Opinión

Buenos relojeros, excelentes maestros

Decía Antonio Gala que el habla andaluza es un castellano evolucionado y que lo que se tiene hoy por mero dialecto andaluz, con el paso del tiempo se extenderá hasta constituir nuestro español del futuro. Ningún territorio, insistía Gala, superará a Andalucía en creatividad expresiva y en economía de recursos fonéticos. Como mínimo, estas dos últimas observaciones son fáciles de compartir.

Por otra parte, Gabriel García Márquez, Juan Ramón Jiménez y prestigiosos lingüistas, citaré únicamente a José Martínez de Sousa, se han sentido inclinados a transformar el español en un idioma fonético casi perfecto, al reducir al mínimo las diferencias entre lo que se escribe y lo que se lee o se pronuncia. Todos ellos propusieron acabar con algunas reglas de ortografía que martirizan a los alumnos que, por su escaso hábito lector y abuso de aparatos de tecnología de comunicación avanzada, cometen faltas de ortografía que provocan alucinaciones a sus abuelos (quienes tenían el Quijote y la Biblia como libros de referencia).

Ejemplos de las modificaciones gramaticales sugeridas son: escribir “g” para los sonidos “ga”, “gue”, “gui”, go” y “gu”, y cuando el sonido es fuerte como en “gigante”, proponen cambiar la primera “g” por “j”, “jigante”. También propusieron cambiar la “m” por la “n” antes de “b” y “p”, eliminar la diéresis y algunas cosas más.

Si el grupo de Juan Ramón Jiménez lograra su propósito, entonces el de Antonio Gala saldría derrotado, pues la economía de recursos fonéticos de la que hacen gala los andaluces va en contra del acercamiento entre lo que escribimos y lo que pronunciamos. Paciencia y barajar, dice el Quijote.

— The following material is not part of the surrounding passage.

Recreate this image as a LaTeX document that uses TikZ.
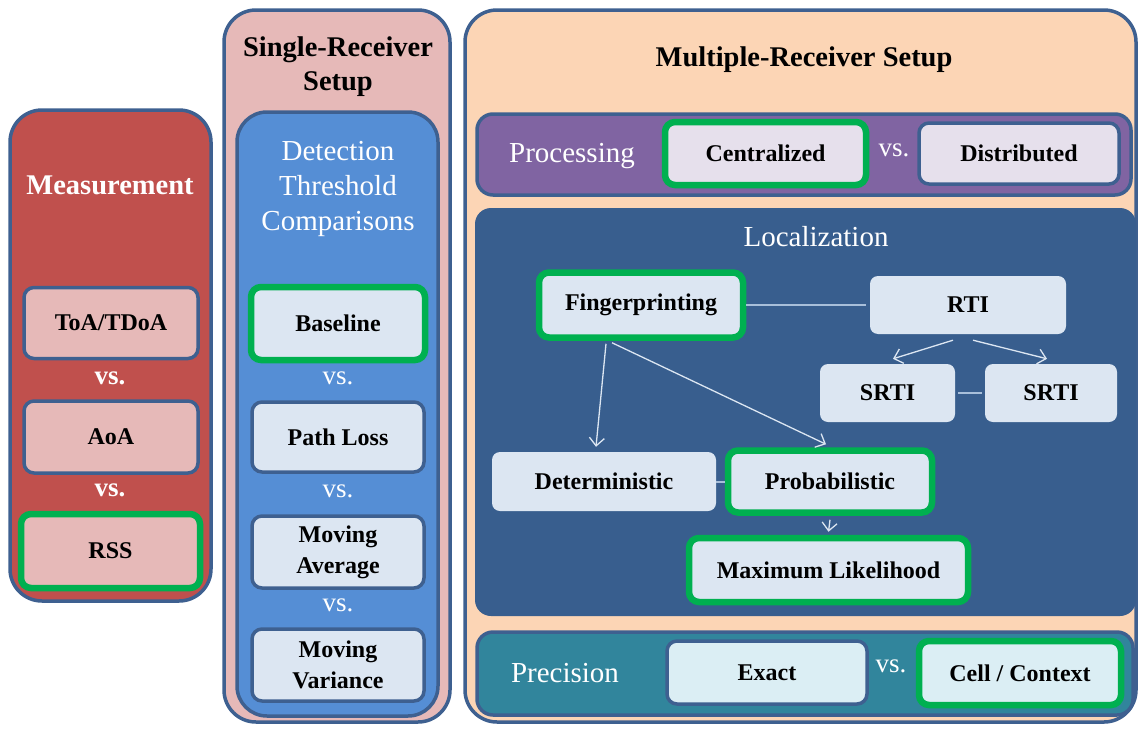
\documentclass[tikz,border=0pt]{standalone}
\usepackage{fontspec}
\setmainfont{Liberation Serif}
\usetikzlibrary{arrows.meta}

\definecolor{edgeblue}{HTML}{3E6090}
\definecolor{measred}{HTML}{C0504D}
\definecolor{rosefill}{HTML}{E6B9B8}
\definecolor{detblue}{HTML}{558ED5}
\definecolor{paleblue}{HTML}{DCE6F2}
\definecolor{peach}{HTML}{FCD5B5}
\definecolor{procpurple}{HTML}{8064A2}
\definecolor{lavender}{HTML}{E6E0EC}
\definecolor{locblue}{HTML}{385E8E}
\definecolor{precteal}{HTML}{31859C}
\definecolor{precfill}{HTML}{DBEEF4}
\definecolor{pickgreen}{HTML}{00B050}
\definecolor{linkblue}{HTML}{A8BFDA}

\newcommand\itemfont{\fontsize{24}{31}\selectfont\bfseries}
\newcommand\headfont{\fontsize{28.5}{34}\selectfont\bfseries}
\newcommand\capfont{\fontsize{29}{35}\selectfont}
\newcommand\vsfont{\fontsize{27}{30}\selectfont}

\begin{document}
\begin{tikzpicture}[x=1pt,y=-1pt,
  panel/.style={draw=edgeblue,line width=3.5pt,rounded corners=32pt,inner sep=0pt},
  bar/.style={draw=edgeblue,line width=3.5pt,rounded corners=16pt,inner sep=0pt},
  item/.style={rounded corners=10pt,inner sep=0pt,align=center,font=\itemfont,text=black},
  framed/.style={item,draw=edgeblue,line width=3.5pt},
  picked/.style={item,draw=pickgreen,line width=6.5pt},
  plain/.style={item,rounded corners=8pt},
  head/.style={font=\headfont,text=black,align=center,inner sep=0pt},
  caption/.style={font=\capfont,text=white,align=center,inner sep=0pt},
  versus/.style={font=\vsfont,text=white,inner sep=0pt},
  link/.style={draw=linkblue,line width=2pt},
  flow/.style={draw=paleblue,line width=1.3pt,-{Straight Barb[length=8pt,width=15pt,line width=1.3pt]}},
]
\useasboundingbox (0,0) rectangle (1140,728);
\fill[white] (0,0) rectangle (1140,728);

% ---------- Measurement column ----------
\node[panel,fill=measred,minimum width=201pt,minimum height=491pt] (meas) at (110.5,355.5) {};
\node[font=\headfont,text=white,inner sep=0pt] (meastitle) at (110,185) {Measurement};
\node[framed,fill=rosefill,minimum width=174pt,minimum height=71pt] (toa) at (111,323) {ToA/TDoA};
\node[versus,font=\vsfont\bfseries] (vs1) at (110,378) {vs.};
\node[framed,fill=rosefill,minimum width=174pt,minimum height=72pt] (aoa) at (111,437) {AoA};
\node[versus,font=\vsfont\bfseries] (vs2) at (110,490) {vs.};
\node[picked,fill=rosefill,minimum width=179pt,minimum height=74pt] (rss) at (110.5,551) {RSS};

% ---------- Single-receiver column ----------
\node[panel,fill=rosefill,minimum width=226pt,minimum height=712pt] (single) at (337,366) {};
\node[head] (singletitle) at (338,67) {Single-Receiver\\Setup};
\node[panel,fill=detblue,rounded corners=30pt,minimum width=201pt,minimum height=604pt] (detect) at (337.5,414) {};
\node[caption] (detecttitle) at (338,189) {Detection\\Threshold\\Comparisons};
\node[picked,fill=paleblue,minimum width=174pt,minimum height=73pt] (base) at (338,323.5) {Baseline};
\node[versus] (vs3) at (338,378) {vs.};
\node[framed,fill=paleblue,minimum width=172pt,minimum height=70pt] (ploss) at (338,437) {Path Loss};
\node[versus] (vs4) at (338,491) {vs.};
\node[framed,fill=paleblue,minimum width=172pt,minimum height=72pt] (mavg) at (338,552) {Moving\\Average};
\node[versus] (vs5) at (338,605) {vs.};
\node[framed,fill=paleblue,minimum width=172pt,minimum height=72pt] (mvar) at (338,665) {Moving\\Variance};

% ---------- Multiple-receiver column ----------
\node[panel,fill=peach,minimum width=671pt,minimum height=712pt] (multi) at (800.5,366) {};
\node[head] (multititle) at (804,60) {Multiple-Receiver Setup};

% processing
\node[bar,fill=procpurple,minimum width=654pt,minimum height=81pt] (proc) at (804,154.5) {};
\node[caption] (proctitle) at (572,156) {Processing};
\node[picked,fill=lavender,minimum width=201pt,minimum height=63pt] (central) at (765.5,153.5) {Centralized};
\node[versus] (vs6) at (894,150) {vs.};
\node[framed,fill=lavender,minimum width=200pt,minimum height=61pt] (distrib) at (1019,153.5) {Distributed};

% localization
\node[bar,draw=none,fill=locblue,minimum width=661pt,minimum height=408pt] (loc) at (805.5,412) {};
\node[caption] (loctitle) at (816,237) {Localization};
\node[picked,fill=paleblue,minimum width=204pt,minimum height=65pt] (finger) at (641,305) {Fingerprinting};
\node[plain,fill=paleblue,minimum width=196pt,minimum height=58pt] (rti) at (968,305) {RTI};
\node[plain,fill=paleblue,minimum width=135pt,minimum height=58pt] (srtia) at (887.5,393) {SRTI};
\node[plain,fill=paleblue,minimum width=132pt,minimum height=58pt] (srtib) at (1051,393) {SRTI};
\node[plain,fill=paleblue,minimum width=224pt,minimum height=59pt] (determ) at (604,481.5) {Deterministic};
\node[picked,fill=paleblue,minimum width=204pt,minimum height=62pt] (prob) at (830,481.5) {Probabilistic};
\node[picked,fill=paleblue,minimum width=279pt,minimum height=64pt] (maxlik) at (828.5,570) {Maximum Likelihood};

\draw[link] (finger.east) -- ([xshift=-4pt]rti.west);
\draw[link] ([xshift=3pt]srtia.east) -- ([xshift=-3pt]srtib.west);
\draw[link] (determ.east) -- (prob.west);
\draw[flow] ([xshift=-15pt,yshift=-6pt]rti.south) -- ([xshift=5.5pt,yshift=5pt]srtia.north);
\draw[flow] ([xshift=5pt,yshift=-6pt]rti.south) -- ([xshift=-4pt,yshift=5pt]srtib.north);
\draw[flow] ([xshift=-35pt,yshift=-3pt]finger.south) -- ([xshift=-8pt,yshift=5pt]determ.north);
\draw[flow] ([xshift=-29pt,yshift=-2pt]finger.south) -- ([xshift=-4pt,yshift=3pt]prob.north);
\draw[flow] ([yshift=-4pt]prob.south) -- ([yshift=3pt]maxlik.north);

% precision
\node[bar,fill=precteal,minimum width=656pt,minimum height=83pt] (prec) at (805,673.5) {};
\node[caption] (prectitle) at (565,673) {Precision};
\node[framed,fill=precfill,minimum width=200pt,minimum height=63pt] (exact) at (767,672.5) {Exact};
\node[versus] (vs7) at (891,666) {vs.};
\node[picked,fill=precfill,minimum width=202pt,minimum height=64pt] (cell) at (1020,673) {Cell / Context};
\end{tikzpicture}
\end{document}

No nos sorprende que las imágenes sustituyan al lenguaje oral e invadan el espacio social. Se ha dicho que los expertos en avanzados sistemas digitales de Silicon Valley han creado escuelas para sus hijos donde, en las primeras etapas de escolarización, no tienen contacto con sistemas tecnológicos a los que nuestros hijos están tan habituados. Quieren que los niños construyan sus primeras experiencias escolares según el método analógico.

Permítanme un ejemplo de la importancia del aprendizaje analógico tomando como modelo a los relojeros tradicionales. Cuando aparecieron los relojes digitales, a los viejos roqueros les temblaban hasta las pestañas. ¿Qué podían hacer ellos, bregados en tecnologías desfasadas, frente a una generación joven cuyo conocimiento de sistemas digitales era abrumador? Pero a menudo la realidad no es lo que parece, sino lo que es. Igual que el motor eléctrico tiene unas 300 piezas y el de explosión ronda las 3000, también un reloj digital tiene muy pocas piezas comparado con uno analógico. Averiado un reloj digital, se trata de cambiar el componente afectado y problema resuelto. Saber de qué componente se trata se resolvió con un breve y eficaz cursillo. Aprobado aquel cursillo, ¿quién sería capaz de vencer a un relojero que lleva años cazando mosquitos y diminutos tornillos al vuelo con una humilde pinza? Por mi experiencia sé que los buenos maestros siguen empeñados en enseñar a los niños (como en Silicon Valley) a cazar conocimientos como hacen los buenos relojeros.